Designing a prototype acoustic leaky wave antenna

Abstract

Acoustic direction finding is a useful tool for navigational applications. Current techniques for achieving this rely on the use of many electro-acoustic components, which are expensive to produce and consume a lot of power. Acoustic Leaky Wave Antennas (ALWAs) offer a potential for a low-cost alternative, using much fewer electro-acoustic components and the inherent directionality of the geometrical structure to produce a similar effect. ALWAs possess a directionality which changes with frequency due to their dispersive properties, hence allowing for frequency scanning. Natural material ALWAs can scan angles from broadside (perpendicular to the length of the antenna) to endfire (parallel to the length of the antenna). Metamaterials may be used to extend the range to backfire (180◦ from endfire). This thesis focuses on deriving a model for a rectangular natural material ALWA with either a long slit or a series of periodically spaced circular holes.
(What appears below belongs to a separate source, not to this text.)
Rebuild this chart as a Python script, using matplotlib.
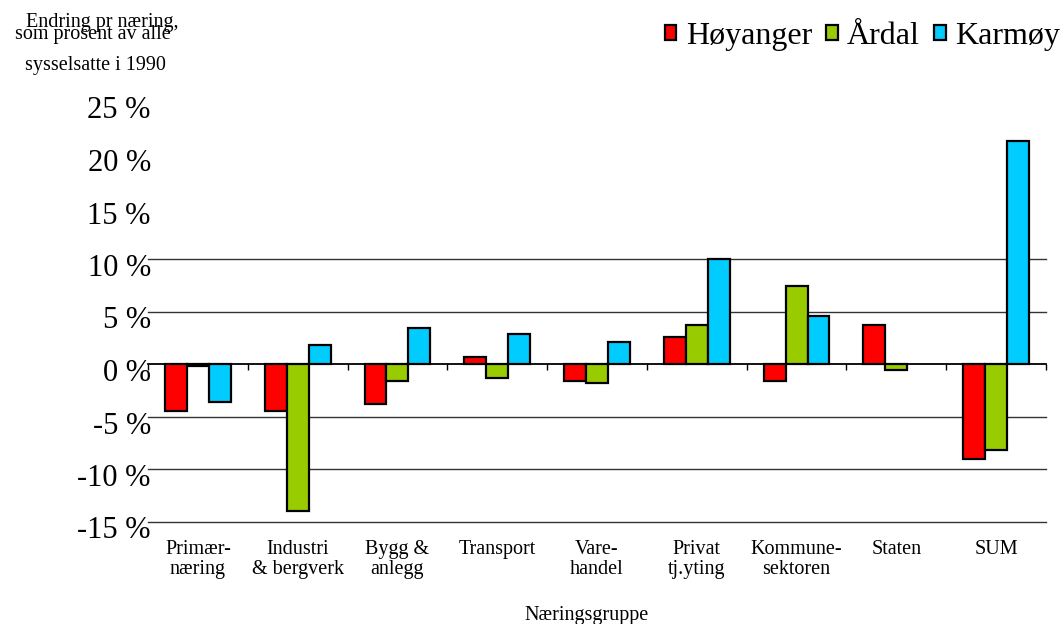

The theoretical model was tested using Finite Element Method (FEM) simulations in Comsol and experimental measurements of a physical prototype. First, the theoretical model was tested with Comsol simulations. When the model was verified by the simulations, two particular designs with circular holes were chosen for the manufacture of physical prototypes. The directivity of the prototypes was measured using a rotating table and a microphone. Monopole and dipole sources were used to investigate different modes of the ALWA. The results obtained for the ALWA with holes showed good agreement between the theoretical model, the FEM simulation and the experimental measurements. For the slit ALWA, the results were also satisfactory. However, the model may be improved, particularly at lower frequencies.